→ **What is asked**
Tally the lines in the listing below that include "this". Answer with the count and nothing more.

****************

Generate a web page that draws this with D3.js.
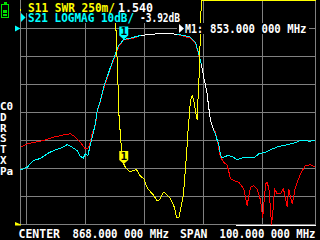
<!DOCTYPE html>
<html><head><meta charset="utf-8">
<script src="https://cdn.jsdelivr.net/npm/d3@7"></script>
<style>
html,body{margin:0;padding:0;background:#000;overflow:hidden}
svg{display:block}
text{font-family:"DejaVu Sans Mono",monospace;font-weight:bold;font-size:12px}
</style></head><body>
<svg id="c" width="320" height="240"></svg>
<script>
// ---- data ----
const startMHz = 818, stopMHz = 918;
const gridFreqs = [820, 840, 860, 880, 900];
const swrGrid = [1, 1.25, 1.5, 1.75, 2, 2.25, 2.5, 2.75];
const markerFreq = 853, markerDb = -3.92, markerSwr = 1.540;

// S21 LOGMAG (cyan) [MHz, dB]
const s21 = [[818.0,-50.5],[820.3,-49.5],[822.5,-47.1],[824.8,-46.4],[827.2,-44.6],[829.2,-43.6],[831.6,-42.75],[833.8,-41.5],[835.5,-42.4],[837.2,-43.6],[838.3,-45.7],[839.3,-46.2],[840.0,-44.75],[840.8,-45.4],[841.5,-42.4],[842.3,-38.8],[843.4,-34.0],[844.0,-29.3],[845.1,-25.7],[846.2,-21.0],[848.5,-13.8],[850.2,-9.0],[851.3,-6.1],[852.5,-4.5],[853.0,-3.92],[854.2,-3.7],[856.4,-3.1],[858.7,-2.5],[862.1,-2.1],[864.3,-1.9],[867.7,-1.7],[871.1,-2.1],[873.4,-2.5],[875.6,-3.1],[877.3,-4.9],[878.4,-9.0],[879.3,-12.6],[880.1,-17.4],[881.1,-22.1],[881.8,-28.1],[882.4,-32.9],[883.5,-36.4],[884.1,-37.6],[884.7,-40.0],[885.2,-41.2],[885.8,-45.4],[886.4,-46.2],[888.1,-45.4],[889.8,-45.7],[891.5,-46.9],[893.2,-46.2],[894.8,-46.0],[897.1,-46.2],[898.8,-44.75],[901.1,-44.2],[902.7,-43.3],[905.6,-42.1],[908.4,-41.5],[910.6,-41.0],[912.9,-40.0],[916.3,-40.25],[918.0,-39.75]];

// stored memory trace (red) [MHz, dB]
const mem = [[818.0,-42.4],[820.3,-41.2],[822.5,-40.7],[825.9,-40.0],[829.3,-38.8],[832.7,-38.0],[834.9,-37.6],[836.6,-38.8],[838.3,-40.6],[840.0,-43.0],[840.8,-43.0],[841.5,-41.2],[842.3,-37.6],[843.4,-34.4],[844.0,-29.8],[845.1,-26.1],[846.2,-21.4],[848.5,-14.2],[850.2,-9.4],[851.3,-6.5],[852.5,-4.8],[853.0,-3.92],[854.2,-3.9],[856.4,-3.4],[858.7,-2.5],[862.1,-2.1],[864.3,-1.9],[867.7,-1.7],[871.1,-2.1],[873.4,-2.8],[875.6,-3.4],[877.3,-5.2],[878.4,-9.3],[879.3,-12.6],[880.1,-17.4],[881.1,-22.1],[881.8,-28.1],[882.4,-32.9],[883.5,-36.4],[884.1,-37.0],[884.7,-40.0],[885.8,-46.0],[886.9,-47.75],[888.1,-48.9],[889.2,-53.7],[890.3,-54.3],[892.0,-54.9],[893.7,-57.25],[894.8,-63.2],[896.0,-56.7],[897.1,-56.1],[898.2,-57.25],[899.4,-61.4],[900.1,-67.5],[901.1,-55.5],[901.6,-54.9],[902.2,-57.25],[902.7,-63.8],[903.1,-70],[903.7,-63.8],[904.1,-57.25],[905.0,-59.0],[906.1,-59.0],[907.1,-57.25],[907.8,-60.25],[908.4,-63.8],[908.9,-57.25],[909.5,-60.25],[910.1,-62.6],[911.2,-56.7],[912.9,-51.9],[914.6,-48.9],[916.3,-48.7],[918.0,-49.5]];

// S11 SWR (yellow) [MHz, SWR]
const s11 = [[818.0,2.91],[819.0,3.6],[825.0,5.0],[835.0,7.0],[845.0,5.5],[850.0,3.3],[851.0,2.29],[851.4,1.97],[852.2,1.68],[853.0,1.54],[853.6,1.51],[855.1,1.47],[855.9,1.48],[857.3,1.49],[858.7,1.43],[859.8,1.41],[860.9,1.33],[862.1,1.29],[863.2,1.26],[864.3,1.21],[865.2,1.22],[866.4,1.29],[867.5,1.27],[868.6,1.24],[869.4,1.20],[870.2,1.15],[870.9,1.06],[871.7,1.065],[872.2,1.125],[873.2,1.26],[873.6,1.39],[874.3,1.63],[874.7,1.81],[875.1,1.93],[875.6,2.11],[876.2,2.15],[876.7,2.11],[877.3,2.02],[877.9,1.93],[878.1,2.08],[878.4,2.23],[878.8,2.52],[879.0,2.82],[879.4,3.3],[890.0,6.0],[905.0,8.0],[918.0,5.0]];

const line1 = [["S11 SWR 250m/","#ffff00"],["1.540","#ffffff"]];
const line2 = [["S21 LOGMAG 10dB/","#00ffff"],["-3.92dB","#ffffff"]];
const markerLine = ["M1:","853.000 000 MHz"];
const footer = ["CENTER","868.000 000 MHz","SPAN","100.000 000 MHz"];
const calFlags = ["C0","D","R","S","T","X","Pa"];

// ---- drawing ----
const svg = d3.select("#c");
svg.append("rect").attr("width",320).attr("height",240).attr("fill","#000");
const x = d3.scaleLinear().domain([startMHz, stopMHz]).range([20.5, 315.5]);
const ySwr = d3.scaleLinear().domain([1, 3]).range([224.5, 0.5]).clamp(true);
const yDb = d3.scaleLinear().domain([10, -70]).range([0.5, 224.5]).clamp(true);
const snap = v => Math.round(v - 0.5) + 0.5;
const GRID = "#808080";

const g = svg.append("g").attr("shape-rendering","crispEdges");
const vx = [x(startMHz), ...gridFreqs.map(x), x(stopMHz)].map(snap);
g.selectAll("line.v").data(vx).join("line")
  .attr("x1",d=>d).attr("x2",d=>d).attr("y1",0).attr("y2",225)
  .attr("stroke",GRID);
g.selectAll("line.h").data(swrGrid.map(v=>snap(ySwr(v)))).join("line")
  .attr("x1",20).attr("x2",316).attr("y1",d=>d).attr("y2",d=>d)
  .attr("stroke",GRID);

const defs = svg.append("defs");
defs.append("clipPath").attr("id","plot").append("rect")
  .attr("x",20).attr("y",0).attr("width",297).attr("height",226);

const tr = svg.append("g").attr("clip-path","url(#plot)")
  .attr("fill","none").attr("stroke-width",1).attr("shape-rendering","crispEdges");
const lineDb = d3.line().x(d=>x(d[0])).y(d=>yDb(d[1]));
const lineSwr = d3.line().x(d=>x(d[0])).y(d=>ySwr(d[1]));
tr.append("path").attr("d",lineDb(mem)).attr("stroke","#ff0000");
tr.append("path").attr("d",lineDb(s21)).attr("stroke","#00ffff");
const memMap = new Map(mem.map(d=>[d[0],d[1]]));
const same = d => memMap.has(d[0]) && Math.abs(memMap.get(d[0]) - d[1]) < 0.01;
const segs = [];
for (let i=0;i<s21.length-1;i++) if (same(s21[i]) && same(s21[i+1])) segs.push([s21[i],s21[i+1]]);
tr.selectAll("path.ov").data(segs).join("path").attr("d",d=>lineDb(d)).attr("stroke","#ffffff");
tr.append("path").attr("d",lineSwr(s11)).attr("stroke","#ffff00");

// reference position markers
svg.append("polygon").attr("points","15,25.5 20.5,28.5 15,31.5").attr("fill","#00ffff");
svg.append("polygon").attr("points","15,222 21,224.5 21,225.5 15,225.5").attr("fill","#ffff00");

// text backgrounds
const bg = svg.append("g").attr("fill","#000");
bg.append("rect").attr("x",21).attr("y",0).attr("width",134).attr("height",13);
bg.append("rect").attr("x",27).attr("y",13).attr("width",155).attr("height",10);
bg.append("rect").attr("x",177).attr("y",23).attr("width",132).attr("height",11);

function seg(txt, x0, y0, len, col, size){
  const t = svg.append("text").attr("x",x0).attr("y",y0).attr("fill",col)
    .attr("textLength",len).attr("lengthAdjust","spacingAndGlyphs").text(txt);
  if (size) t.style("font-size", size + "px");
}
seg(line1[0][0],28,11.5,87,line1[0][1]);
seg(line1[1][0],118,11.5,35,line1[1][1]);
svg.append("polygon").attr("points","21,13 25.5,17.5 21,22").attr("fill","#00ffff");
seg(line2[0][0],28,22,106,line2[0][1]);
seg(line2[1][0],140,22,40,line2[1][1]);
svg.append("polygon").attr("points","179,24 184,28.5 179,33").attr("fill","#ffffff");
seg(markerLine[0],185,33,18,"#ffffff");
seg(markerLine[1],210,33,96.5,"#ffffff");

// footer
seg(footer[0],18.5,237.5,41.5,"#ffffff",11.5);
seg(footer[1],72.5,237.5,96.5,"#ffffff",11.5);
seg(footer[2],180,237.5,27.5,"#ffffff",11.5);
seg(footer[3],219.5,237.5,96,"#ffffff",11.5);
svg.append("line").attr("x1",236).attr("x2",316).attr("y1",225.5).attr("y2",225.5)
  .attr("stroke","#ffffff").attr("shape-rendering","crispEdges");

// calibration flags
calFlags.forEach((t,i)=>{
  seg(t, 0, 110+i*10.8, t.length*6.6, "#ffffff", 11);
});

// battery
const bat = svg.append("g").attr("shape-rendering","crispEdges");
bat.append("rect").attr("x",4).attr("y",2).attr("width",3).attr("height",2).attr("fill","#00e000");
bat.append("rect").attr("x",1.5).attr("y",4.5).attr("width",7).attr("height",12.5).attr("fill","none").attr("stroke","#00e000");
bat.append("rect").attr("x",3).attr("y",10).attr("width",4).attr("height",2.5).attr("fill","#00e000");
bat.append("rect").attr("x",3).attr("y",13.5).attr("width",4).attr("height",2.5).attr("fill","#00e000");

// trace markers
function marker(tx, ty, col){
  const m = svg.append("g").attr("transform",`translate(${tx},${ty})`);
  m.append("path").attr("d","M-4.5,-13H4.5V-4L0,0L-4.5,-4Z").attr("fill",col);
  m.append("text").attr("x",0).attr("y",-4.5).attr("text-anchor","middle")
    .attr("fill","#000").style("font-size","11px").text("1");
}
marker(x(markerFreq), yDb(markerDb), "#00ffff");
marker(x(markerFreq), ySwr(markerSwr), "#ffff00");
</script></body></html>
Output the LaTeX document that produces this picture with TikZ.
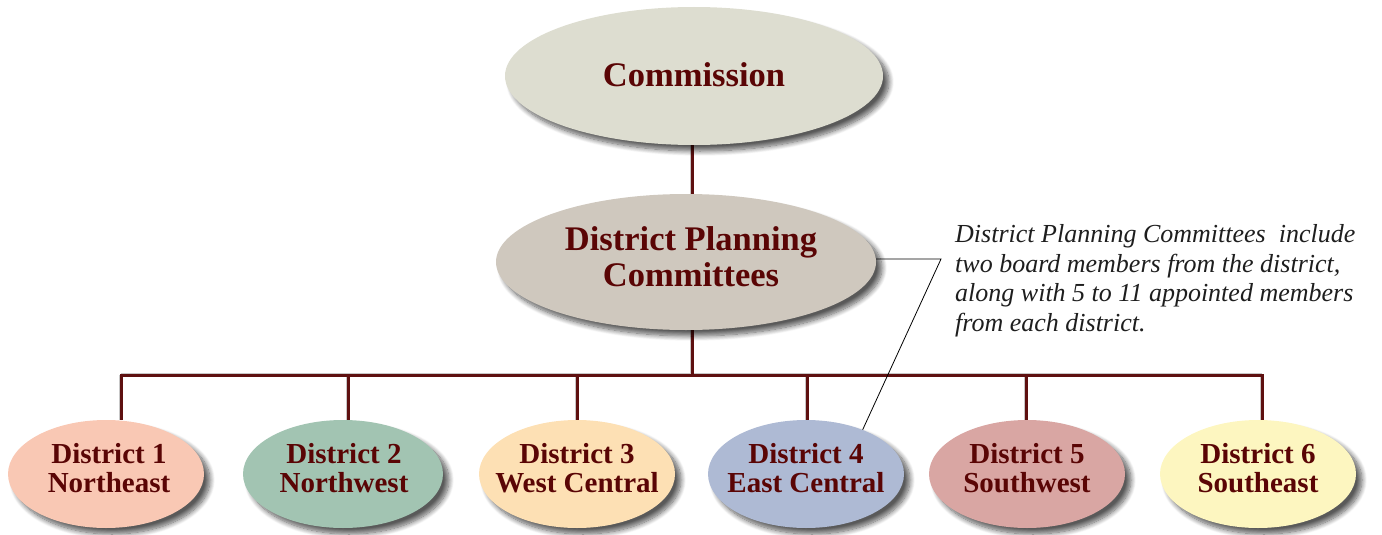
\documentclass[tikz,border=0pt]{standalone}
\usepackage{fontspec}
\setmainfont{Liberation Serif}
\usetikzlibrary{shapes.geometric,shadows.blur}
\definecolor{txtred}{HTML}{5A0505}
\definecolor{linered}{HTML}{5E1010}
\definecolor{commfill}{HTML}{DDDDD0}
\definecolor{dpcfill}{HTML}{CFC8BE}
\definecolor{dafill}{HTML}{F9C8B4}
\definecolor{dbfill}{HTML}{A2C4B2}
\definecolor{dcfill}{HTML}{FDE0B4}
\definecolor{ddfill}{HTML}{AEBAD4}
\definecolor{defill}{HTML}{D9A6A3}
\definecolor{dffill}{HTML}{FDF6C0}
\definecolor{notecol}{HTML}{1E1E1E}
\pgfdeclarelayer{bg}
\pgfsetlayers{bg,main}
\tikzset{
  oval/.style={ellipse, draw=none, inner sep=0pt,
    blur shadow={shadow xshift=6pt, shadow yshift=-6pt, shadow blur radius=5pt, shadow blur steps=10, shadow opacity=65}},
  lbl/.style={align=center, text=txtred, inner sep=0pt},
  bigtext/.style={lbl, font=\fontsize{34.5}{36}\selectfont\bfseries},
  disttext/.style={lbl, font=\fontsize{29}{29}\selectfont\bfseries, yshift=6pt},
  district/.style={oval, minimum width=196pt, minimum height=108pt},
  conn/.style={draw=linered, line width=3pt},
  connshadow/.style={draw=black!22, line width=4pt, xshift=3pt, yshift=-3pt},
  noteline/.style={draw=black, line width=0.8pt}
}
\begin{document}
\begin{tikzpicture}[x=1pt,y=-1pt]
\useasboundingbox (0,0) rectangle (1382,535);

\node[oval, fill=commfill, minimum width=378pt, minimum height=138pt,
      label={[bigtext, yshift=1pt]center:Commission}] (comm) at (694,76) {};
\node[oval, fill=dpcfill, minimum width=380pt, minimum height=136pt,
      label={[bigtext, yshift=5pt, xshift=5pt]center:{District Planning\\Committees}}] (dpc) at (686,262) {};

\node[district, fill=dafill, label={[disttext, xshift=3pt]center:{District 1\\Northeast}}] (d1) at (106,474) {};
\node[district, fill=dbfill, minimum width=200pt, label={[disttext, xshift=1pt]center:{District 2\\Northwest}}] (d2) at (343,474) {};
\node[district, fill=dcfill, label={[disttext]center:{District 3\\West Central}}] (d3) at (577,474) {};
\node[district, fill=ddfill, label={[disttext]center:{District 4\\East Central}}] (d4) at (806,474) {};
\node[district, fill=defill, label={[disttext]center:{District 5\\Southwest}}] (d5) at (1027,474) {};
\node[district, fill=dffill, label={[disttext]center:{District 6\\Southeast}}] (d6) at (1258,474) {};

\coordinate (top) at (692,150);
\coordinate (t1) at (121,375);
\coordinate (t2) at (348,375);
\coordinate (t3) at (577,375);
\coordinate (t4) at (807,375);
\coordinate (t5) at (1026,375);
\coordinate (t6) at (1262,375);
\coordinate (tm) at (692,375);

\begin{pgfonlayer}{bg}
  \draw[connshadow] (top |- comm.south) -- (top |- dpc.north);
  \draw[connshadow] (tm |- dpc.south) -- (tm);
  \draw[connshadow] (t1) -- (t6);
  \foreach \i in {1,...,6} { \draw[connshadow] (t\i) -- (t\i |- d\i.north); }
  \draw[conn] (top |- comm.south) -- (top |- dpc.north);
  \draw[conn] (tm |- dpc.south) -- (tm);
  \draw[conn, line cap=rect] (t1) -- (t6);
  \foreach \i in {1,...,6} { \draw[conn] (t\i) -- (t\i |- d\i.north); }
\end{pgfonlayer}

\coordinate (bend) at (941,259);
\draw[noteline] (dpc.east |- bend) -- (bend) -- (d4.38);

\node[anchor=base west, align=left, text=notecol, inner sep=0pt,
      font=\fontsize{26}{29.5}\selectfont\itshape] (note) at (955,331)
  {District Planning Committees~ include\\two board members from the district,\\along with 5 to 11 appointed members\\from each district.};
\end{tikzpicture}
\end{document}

****************

→ **Written answer**
2